**Supplied information**

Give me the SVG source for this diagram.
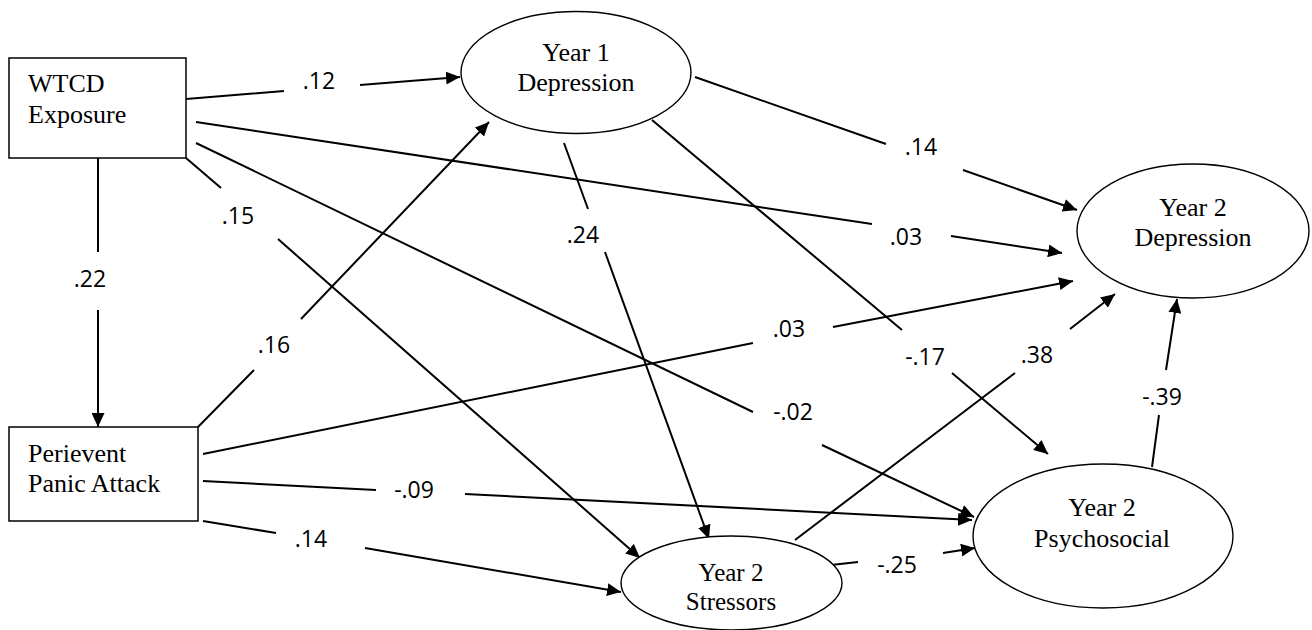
<svg xmlns="http://www.w3.org/2000/svg" width="1312" height="630" viewBox="0 0 1312 630">
<style>
.node{fill:#fff;stroke:#000;stroke-width:1.5}
.ell{fill:#fff;stroke:#000;stroke-width:1.4}
.nt{font-family:"Liberation Serif","Times New Roman",serif;font-size:26px;fill:#000}
.ntc{font-family:"Liberation Serif","Times New Roman",serif;font-size:26px;fill:#000;text-anchor:middle}
.edge{fill:none;stroke:#000;stroke-width:2}
.lbl{font-family:"Open Sans","Liberation Sans",sans-serif;font-size:23px;fill:#000;text-anchor:middle}
</style>
<defs>
<marker id="arr" markerUnits="userSpaceOnUse" markerWidth="14" markerHeight="13" refX="14" refY="6.5" orient="auto">
<path d="M0,0 L14,6.5 L0,13 z" fill="#000"/>
</marker>
</defs>
<rect width="1312" height="630" fill="#fff"/>
<g id="connectors">
<path class="edge" marker-end="url(#arr)" d="M186,99 L284,91 M360,85 L460,77"/>
<path class="edge" marker-end="url(#arr)" d="M196,122 L872,224 M951,236 L1062,253"/>
<path class="edge" marker-end="url(#arr)" d="M186,158 L221,188 M278,239 L640,558"/>
<path class="edge" marker-end="url(#arr)" d="M196,143 L753,412 M822,445 L974,517"/>
<path class="edge" marker-end="url(#arr)" d="M98,158 L98,252 M98,310 L98,427"/>
<path class="edge" marker-end="url(#arr)" d="M198,427 L254,370 M301,319 L489,122"/>
<path class="edge" marker-end="url(#arr)" d="M203,454 L753,343 M833,327 L1073,281"/>
<path class="edge" marker-end="url(#arr)" d="M203,481 L376,490 M465,494 L972,520"/>
<path class="edge" marker-end="url(#arr)" d="M203,521 L276,533 M365,548 L621,592"/>
<path class="edge" marker-end="url(#arr)" d="M695,77 L886,144 M963,170 L1077,210"/>
<path class="edge" marker-end="url(#arr)" d="M564,143 L588,209 M605,252 L709,539"/>
<path class="edge" marker-end="url(#arr)" d="M652,120 L902,330 M952,373 L1048,454"/>
<path class="edge" marker-end="url(#arr)" d="M795,540 L1015,373 M1070,329 L1115,294"/>
<path class="edge" marker-end="url(#arr)" d="M1152,467 L1159,415 M1166,370 L1177,299"/>
<path class="edge" marker-end="url(#arr)" d="M831,565 L858,562 M943,553 L975,548"/>
<text class="lbl" x="319" y="89">.12</text>
<text class="lbl" x="906" y="245">.03</text>
<text class="lbl" x="238" y="224">.15</text>
<text class="lbl" x="793" y="420">-.02</text>
<text class="lbl" x="90" y="287">.22</text>
<text class="lbl" x="274" y="353">.16</text>
<text class="lbl" x="789" y="337">.03</text>
<text class="lbl" x="414" y="498">-.09</text>
<text class="lbl" x="311" y="547">.14</text>
<text class="lbl" x="921" y="155">.14</text>
<text class="lbl" x="583" y="243">.24</text>
<text class="lbl" x="925" y="365">-.17</text>
<text class="lbl" x="1037" y="363">.38</text>
<text class="lbl" x="1162" y="405">-.39</text>
<text class="lbl" x="897" y="573">-.25</text>
</g>
<g id="wtcd">
<rect class="node" x="9" y="58" width="177" height="100"/>
<text class="nt" x="28" y="92">WTCD</text>
<text class="nt" x="28" y="123">Exposure</text>
</g>
<g id="perievent">
<rect class="node" x="9" y="427" width="189" height="94"/>
<text class="nt" x="28" y="462">Perievent</text>
<text class="nt" x="28" y="492">Panic Attack</text>
</g>
<g id="y1dep">
<ellipse class="ell" cx="576" cy="72.5" rx="115" ry="61"/>
<text class="ntc" x="576" y="61">Year 1</text>
<text class="ntc" x="576" y="91">Depression</text>
</g>
<g id="y2dep">
<ellipse class="ell" cx="1193" cy="231" rx="116" ry="67"/>
<text class="ntc" x="1193" y="216">Year 2</text>
<text class="ntc" x="1193" y="246">Depression</text>
</g>
<g id="y2psych">
<ellipse class="ell" cx="1103" cy="536" rx="130" ry="72"/>
<text class="ntc" x="1102" y="516">Year 2</text>
<text class="ntc" x="1102" y="547">Psychosocial</text>
</g>
<g id="y2stress">
<ellipse class="ell" cx="731.5" cy="583" rx="110.5" ry="47"/>
<text class="ntc" x="731" y="581" style="font-size:25px">Year 2</text>
<text class="ntc" x="731" y="610" style="font-size:25px">Stressors</text>
</g>
</svg>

**Exercise description**
Leave out the pictures and retype every line above exactly.

**Output of the task**
Give me the SVG source for this diagram.
<svg xmlns="http://www.w3.org/2000/svg" width="1312" height="630" viewBox="0 0 1312 630">
<style>
.node{fill:#fff;stroke:#000;stroke-width:1.5}
.ell{fill:#fff;stroke:#000;stroke-width:1.4}
.nt{font-family:"Liberation Serif","Times New Roman",serif;font-size:26px;fill:#000}
.ntc{font-family:"Liberation Serif","Times New Roman",serif;font-size:26px;fill:#000;text-anchor:middle}
.edge{fill:none;stroke:#000;stroke-width:2}
.lbl{font-family:"Open Sans","Liberation Sans",sans-serif;font-size:23px;fill:#000;text-anchor:middle}
</style>
<defs>
<marker id="arr" markerUnits="userSpaceOnUse" markerWidth="14" markerHeight="13" refX="14" refY="6.5" orient="auto">
<path d="M0,0 L14,6.5 L0,13 z" fill="#000"/>
</marker>
</defs>
<rect width="1312" height="630" fill="#fff"/>
<g id="connectors">
<path class="edge" marker-end="url(#arr)" d="M186,99 L284,91 M360,85 L460,77"/>
<path class="edge" marker-end="url(#arr)" d="M196,122 L872,224 M951,236 L1062,253"/>
<path class="edge" marker-end="url(#arr)" d="M186,158 L221,188 M278,239 L640,558"/>
<path class="edge" marker-end="url(#arr)" d="M196,143 L753,412 M822,445 L974,517"/>
<path class="edge" marker-end="url(#arr)" d="M98,158 L98,252 M98,310 L98,427"/>
<path class="edge" marker-end="url(#arr)" d="M198,427 L254,370 M301,319 L489,122"/>
<path class="edge" marker-end="url(#arr)" d="M203,454 L753,343 M833,327 L1073,281"/>
<path class="edge" marker-end="url(#arr)" d="M203,481 L376,490 M465,494 L972,520"/>
<path class="edge" marker-end="url(#arr)" d="M203,521 L276,533 M365,548 L621,592"/>
<path class="edge" marker-end="url(#arr)" d="M695,77 L886,144 M963,170 L1077,210"/>
<path class="edge" marker-end="url(#arr)" d="M564,143 L588,209 M605,252 L709,539"/>
<path class="edge" marker-end="url(#arr)" d="M652,120 L902,330 M952,373 L1048,454"/>
<path class="edge" marker-end="url(#arr)" d="M795,540 L1015,373 M1070,329 L1115,294"/>
<path class="edge" marker-end="url(#arr)" d="M1152,467 L1159,415 M1166,370 L1177,299"/>
<path class="edge" marker-end="url(#arr)" d="M831,565 L858,562 M943,553 L975,548"/>
<text class="lbl" x="319" y="89">.12</text>
<text class="lbl" x="906" y="245">.03</text>
<text class="lbl" x="238" y="224">.15</text>
<text class="lbl" x="793" y="420">-.02</text>
<text class="lbl" x="90" y="287">.22</text>
<text class="lbl" x="274" y="353">.16</text>
<text class="lbl" x="789" y="337">.03</text>
<text class="lbl" x="414" y="498">-.09</text>
<text class="lbl" x="311" y="547">.14</text>
<text class="lbl" x="921" y="155">.14</text>
<text class="lbl" x="583" y="243">.24</text>
<text class="lbl" x="925" y="365">-.17</text>
<text class="lbl" x="1037" y="363">.38</text>
<text class="lbl" x="1162" y="405">-.39</text>
<text class="lbl" x="897" y="573">-.25</text>
</g>
<g id="wtcd">
<rect class="node" x="9" y="58" width="177" height="100"/>
<text class="nt" x="28" y="92">WTCD</text>
<text class="nt" x="28" y="123">Exposure</text>
</g>
<g id="perievent">
<rect class="node" x="9" y="427" width="189" height="94"/>
<text class="nt" x="28" y="462">Perievent</text>
<text class="nt" x="28" y="492">Panic Attack</text>
</g>
<g id="y1dep">
<ellipse class="ell" cx="576" cy="72.5" rx="115" ry="61"/>
<text class="ntc" x="576" y="61">Year 1</text>
<text class="ntc" x="576" y="91">Depression</text>
</g>
<g id="y2dep">
<ellipse class="ell" cx="1193" cy="231" rx="116" ry="67"/>
<text class="ntc" x="1193" y="216">Year 2</text>
<text class="ntc" x="1193" y="246">Depression</text>
</g>
<g id="y2psych">
<ellipse class="ell" cx="1103" cy="536" rx="130" ry="72"/>
<text class="ntc" x="1102" y="516">Year 2</text>
<text class="ntc" x="1102" y="547">Psychosocial</text>
</g>
<g id="y2stress">
<ellipse class="ell" cx="731.5" cy="583" rx="110.5" ry="47"/>
<text class="ntc" x="731" y="581" style="font-size:25px">Year 2</text>
<text class="ntc" x="731" y="610" style="font-size:25px">Stressors</text>
</g>
</svg>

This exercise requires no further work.